Les tourbières en eaux troubles

Les tourbières des Hautes-Fagnes, au sommet de la Belgique, sont des zones à protéger absolument © Simo Sipola/YLE

Pollution, réchauffement climatique, incendies, dégradations : les ennemis de ces alliées précieuses de la planète sont nombreux. Rendez-vous ce samedi soir sur Arte pour découvrir «Le Mystère des tourbières».

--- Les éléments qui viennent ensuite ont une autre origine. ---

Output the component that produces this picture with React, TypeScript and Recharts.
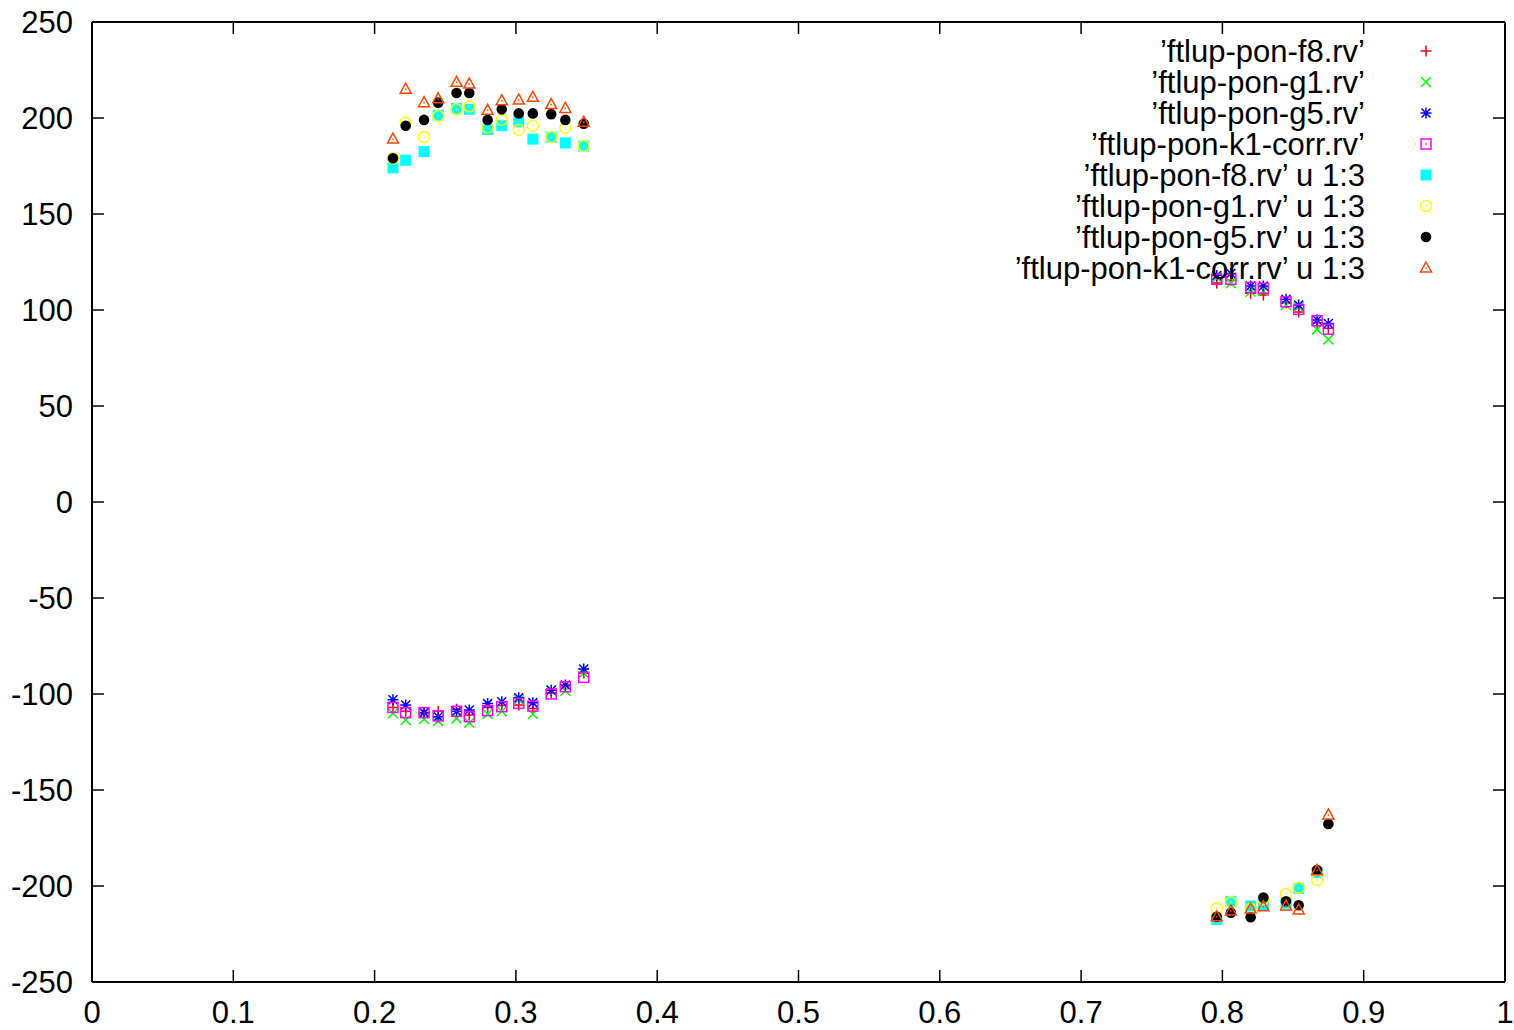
import React from 'react'
import { ScatterChart, Scatter, XAxis, YAxis } from 'recharts'

// x positions of the samples (left group, then right group)
const xs = [0.213, 0.222, 0.235, 0.245, 0.258, 0.267, 0.28, 0.29, 0.302, 0.312, 0.325, 0.335, 0.348,
  0.796, 0.806, 0.82, 0.829, 0.845, 0.854, 0.867, 0.875]

const f8 = [-107, -109, -110, -109, -108, -111, -107, -106, -105.7, -107.5, -99.5, -96, -89,
  114, 115.5, 108.7, 107.8, 103.6, 99, 93.4, 90.5]
const g1 = [-110, -113.5, -113, -114, -112.7, -115, -110.4, -109, -103, -110.4, -98, -98.3, -89,
  117, 114, 109.5, 110, 102.6, 101.7, 89.9, 84.7]
const g5 = [-103, -105.7, -109.7, -111.8, -109, -108.3, -105, -104, -102, -104.5, -98, -95.3, -87,
  118, 119, 112.5, 112.5, 105.6, 102.6, 94.8, 93]
const k1 = [-107, -109.7, -109.7, -111.4, -109, -111.8, -108.7, -106.6, -104.9, -106.3, -100, -96.2, -91.3,
  116, 116, 111.8, 111.3, 104.3, 100.3, 94.4, 90]
const f8c3 = [174, 178, 182.5, 201.5, 205, 204.5, 194, 196, 198, 189, 190, 187, 185.4,
  -217.4, -208, -210.4, -210, -209, -201.2, -193, null]
const g1c3 = [179, 197.5, 190, 201, 204.5, 206, 195, 199, 193.7, 196, 190, 195, 185.4,
  -211.6, -208.5, -212, -207, -204.3, -201, -196.9, null]
const g5c3 = [179, 196, 199, 208, 213, 213, 199, 204.5, 202.4, 202.4, 202, 199, 197,
  -216, -213.9, -216.3, -206, -208, -210, -191.7, -167.7]
const k1c3 = [189, 215, 208, 210, 218.6, 217.7, 204, 209, 209.4, 210.8, 207, 205, 197.8,
  -216, -213, -212, -210.8, -210.4, -212.5, -192, -163]

const xTicks = [0, 0.1, 0.2, 0.3, 0.4, 0.5, 0.6, 0.7, 0.8, 0.9, 1]
const yTicks = [-250, -200, -150, -100, -50, 0, 50, 100, 150, 200, 250]

const FONT = '"Liberation Sans", Arial, Helvetica, sans-serif'
const FS = 31

type Mk = { cx: number; cy: number; color: string }

const Plus = ({ cx, cy, color }: Mk) => (
  <path d={`M${cx - 5.5},${cy}H${cx + 5.5}M${cx},${cy - 5.5}V${cy + 5.5}`} stroke={color} strokeWidth={1.5} fill="none" />
)
const Cross = ({ cx, cy, color }: Mk) => (
  <path d={`M${cx - 5},${cy - 5}L${cx + 5},${cy + 5}M${cx - 5},${cy + 5}L${cx + 5},${cy - 5}`} stroke={color} strokeWidth={1.5} fill="none" />
)
const Star = ({ cx, cy, color }: Mk) => (
  <path
    d={`M${cx - 5.5},${cy}H${cx + 5.5}M${cx},${cy - 5.5}V${cy + 5.5}M${cx - 4.5},${cy - 4.5}L${cx + 4.5},${cy + 4.5}M${cx - 4.5},${cy + 4.5}L${cx + 4.5},${cy - 4.5}`}
    stroke={color} strokeWidth={1.5} fill="none" />
)
const Box = ({ cx, cy, color }: Mk) => (
  <g>
    <rect x={cx - 5} y={cy - 5} width={10} height={10} stroke={color} strokeWidth={1.5} fill="none" />
    <rect x={cx - 0.75} y={cy - 0.75} width={1.5} height={1.5} fill={color} />
  </g>
)
const FillBox = ({ cx, cy, color }: Mk) => (
  <rect x={cx - 5.5} y={cy - 5.5} width={11} height={11} fill={color} />
)
const Ring = ({ cx, cy, color }: Mk) => (
  <g>
    <circle cx={cx} cy={cy} r={5.5} stroke={color} strokeWidth={1.5} fill="none" />
    <rect x={cx - 0.75} y={cy - 0.75} width={1.5} height={1.5} fill={color} />
  </g>
)
const Dot = ({ cx, cy, color }: Mk) => <circle cx={cx} cy={cy} r={5.3} fill={color} />
const Tri = ({ cx, cy, color }: Mk) => (
  <g>
    <path d={`M${cx},${cy - 6}L${cx + 5.5},${cy + 4}L${cx - 5.5},${cy + 4}Z`} stroke={color} strokeWidth={1.5} fill="none" />
    <rect x={cx - 0.75} y={cy - 0.75} width={1.5} height={1.5} fill={color} />
  </g>
)

// the "u 1:3" series sit on the mirrored top/right axes (same domains) so that the frame gets drawn
const series = [
  { name: '’ftlup-pon-f8.rv’', values: f8, color: '#ff0000', Shape: Plus, ax: 'main' },
  { name: '’ftlup-pon-g1.rv’', values: g1, color: '#00ff00', Shape: Cross, ax: 'main' },
  { name: '’ftlup-pon-g5.rv’', values: g5, color: '#0000ff', Shape: Star, ax: 'main' },
  { name: '’ftlup-pon-k1-corr.rv’', values: k1, color: '#ff00ff', Shape: Box, ax: 'main' },
  { name: '’ftlup-pon-f8.rv’ u 1:3', values: f8c3, color: '#00ffff', Shape: FillBox, ax: 'mirror' },
  { name: '’ftlup-pon-g1.rv’ u 1:3', values: g1c3, color: '#ffff00', Shape: Ring, ax: 'mirror' },
  { name: '’ftlup-pon-g5.rv’ u 1:3', values: g5c3, color: '#000000', Shape: Dot, ax: 'mirror' },
  { name: '’ftlup-pon-k1-corr.rv’ u 1:3', values: k1c3, color: '#ff4500', Shape: Tri, ax: 'mirror' },
]

const toPoints = (vals: (number | null)[]) =>
  vals.map((v, i) => ({ x: xs[i], y: v })).filter((p) => p.y !== null)

const BottomTick = ({ x, y, payload }: any) => (
  <g>
    <line x1={x} y1={y} x2={x} y2={y - 12} stroke="#000" strokeWidth={1.5} />
    <text x={x} y={y + 41} textAnchor="middle" fontSize={FS} fontFamily={FONT} fill="#000">{payload.value}</text>
  </g>
)
const TopTick = ({ x, y }: any) => <line x1={x} y1={y} x2={x} y2={y + 12} stroke="#000" strokeWidth={1.5} />
const LeftTick = ({ x, y, payload }: any) => (
  <g>
    <line x1={x} y1={y} x2={x + 12} y2={y} stroke="#000" strokeWidth={1.5} />
    <text x={x - 19} y={y} dy="0.35em" textAnchor="end" fontSize={FS} fontFamily={FONT} fill="#000">{payload.value}</text>
  </g>
)
const RightTick = ({ x, y }: any) => <line x1={x} y1={y} x2={x - 12} y2={y} stroke="#000" strokeWidth={1.5} />

const frame = { stroke: '#000', strokeWidth: 2 }

export default function App() {
  return (
    <div style={{ position: 'absolute', left: 0, top: 0, width: 1514, height: 1030, background: '#fff' }}>
      <ScatterChart width={1514} height={1030} margin={{ top: 21, right: 8, left: 0, bottom: 0 }}>
        <XAxis xAxisId="main" dataKey="x" type="number" domain={[0, 1]} ticks={xTicks} interval={0} height={48}
          tickSize={0} tickMargin={0} tickLine={false} axisLine={frame} tick={<BottomTick />} />
        <XAxis xAxisId="mirror" dataKey="x" orientation="top" type="number" domain={[0, 1]} ticks={xTicks} interval={0} height={1}
          tickSize={0} tickMargin={0} tickLine={false} axisLine={frame} tick={<TopTick />} />
        <YAxis yAxisId="main" dataKey="y" type="number" domain={[-250, 250]} ticks={yTicks} interval={0} width={92}
          tickSize={0} tickMargin={0} tickLine={false} axisLine={frame} tick={<LeftTick />} />
        <YAxis yAxisId="mirror" dataKey="y" orientation="right" type="number" domain={[-250, 250]} ticks={yTicks} interval={0} width={1}
          tickSize={0} tickMargin={0} tickLine={false} axisLine={frame} tick={<RightTick />} />
        {series.map((s) => (
          <Scatter key={s.name} name={s.name} data={toPoints(s.values)} isAnimationActive={false}
            xAxisId={s.ax} yAxisId={s.ax}
            shape={(p: any) => <s.Shape cx={p.cx} cy={p.cy} color={s.color} />} />
        ))}
      </ScatterChart>
      <svg width={1514} height={1030} style={{ position: 'absolute', left: 0, top: 0, pointerEvents: 'none' }}>
        {series.map((s, i) => (
          <g key={s.name}>
            <text x={1365} y={51 + 31 * i + 11} textAnchor="end" fontSize={FS} fontFamily={FONT} fill="#000">{s.name}</text>
            <s.Shape cx={1426} cy={51 + 31 * i} color={s.color} />
          </g>
        ))}
      </svg>
    </div>
  )
}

Connaissez-vous le Yeun Elez, en Bretagne ? Au cœur des monts d’Arrée, c’est une vaste tourbière vieille de 5.000 ans. La légende raconte que jadis, une boue mouvante en occupait le centre. Un marais gigantesque à la réputation terrifiante. Le prêtre de la paroisse de l’Arrée y emmenait les revenants transformés en chiens noirs. Après leur avoir passé son étole autour du cou, le prélat les poussait dans les eaux putrides. Le Yeun Elez était la porte de l’enfer !

Belge tourbe

Amants pris à jamais par la Fagne à Jalhay, randonneur d’Herbiester sauvé par une apparition, bête mystérieuse à Polleur… : les tourbières de chez nous ont aussi inspiré une multitude de récits fantastiques. Longtemps considérées comme des lieux nuisibles par l’homme, celui-ci doit aujourd’hui voir en elles des alliées indispensables. «Une tourbière, c’est une zone humide colonisée par la végétation», explique le Pôle-relais tourbière s’occupant de la protection et de la gestion de ces zones en France. Beaucoup de mousses, des sphaignes, et de l’eau stagnante en abondance. Par contre, très peu d’oxygène dans ces eaux et donc très peu de champignons et de bactéries pour décomposer les végétaux. Quand les mousses meurent, elles mettent énormément de temps à se désagréger. Les débris s’accumulent (l’épaisseur augmente de près de 1 mm par an et peut atteindre plusieurs mètres) et forment une litière, une «roche végétale», très riche en carbone (au moins 20 %) : la tourbe.

Un rôle capital

Cet écosystème apparu il y a 12.000 ans, lors de la dernière glaciation, est d’une importance capitale pour l’humanité. «Protéger les tourbières, c’est protéger la planète», déclare le Programme des Nations unies pour l’environnement (UNEP). Elles ne représentent que 3 % de la superficie du globe, mais stockent près d’un tiers du carbone terrestre, deux fois plus que toutes les forêts du monde. A contrario, leur destruction joue un rôle dans le dérèglement climatique. Pour le média indépendant en ligne The Conversation, les tourbières dégradées sont responsables d’environ 5 % des émissions globales de gaz à effet de serre. Vitales pour la planète sur le plan écologique, les tourbières ne se limitent pas à ce rôle.

L’Homme de Tollund

Sur le plan archéologique et ethnologique, ces milieux humides regorgent d’informations. L’absence d’oxygène dans le sol favorise la conservation des organismes. Grâce aux grains de pollens piégés dans ses strates, les scientifiques remontent le temps et reconstituent les paysages végétaux au fil des siècles. Ils y retrouvent aussi des vestiges d’activités humaines (barques, chemins, huttes) et… des corps : «les hommes des tourbières». Leur particularité ? Selon le site Futura Sciences, alors que le malheureux pris au piège dans des marais sera retrouvé des années plus tard à l’état de squelette, le corps découvert dans une tourbière est momifié naturellement. L’un d’entre eux est aussi célèbre que mystérieux. Retrouvé au Danemark en 1950, «l’homme de Tollund» vivait dans la région il y a plus de 2.000 ans. Il avait entre 30 et 40 ans et avait fait un bon repas avant de mourir. Les circonstances de son décès ne sont pas élucidées. Si un nœud coulant autour du cou ne laisse aucun doute sur sa pendaison, les chercheurs s’interrogent sur les raisons de sa mort : exécution ou sacrifice ?

Menaces

Valeurs biologiques (elles sont le refuge de nombreuses espèces vertébrées et invertébrées), valeurs économiques (la tourbe est utilisée en jardinage et comme combustible domestique dans plusieurs pays), purificatrices de l’air et de l’eau… les tourbières sont menacées. Les pollutions, le drainage (pour planter des épicéas), les incendies, le réchauffement climatique et leur assèchement, l’extraction excessive de la tourbe, la surfréquentation touristique… les ennemis sont nombreux. En menaçant la tourbière, c’est à nous qu’ils s’attaquent.

Cet article est paru dans le Télépro du 11/08/2022.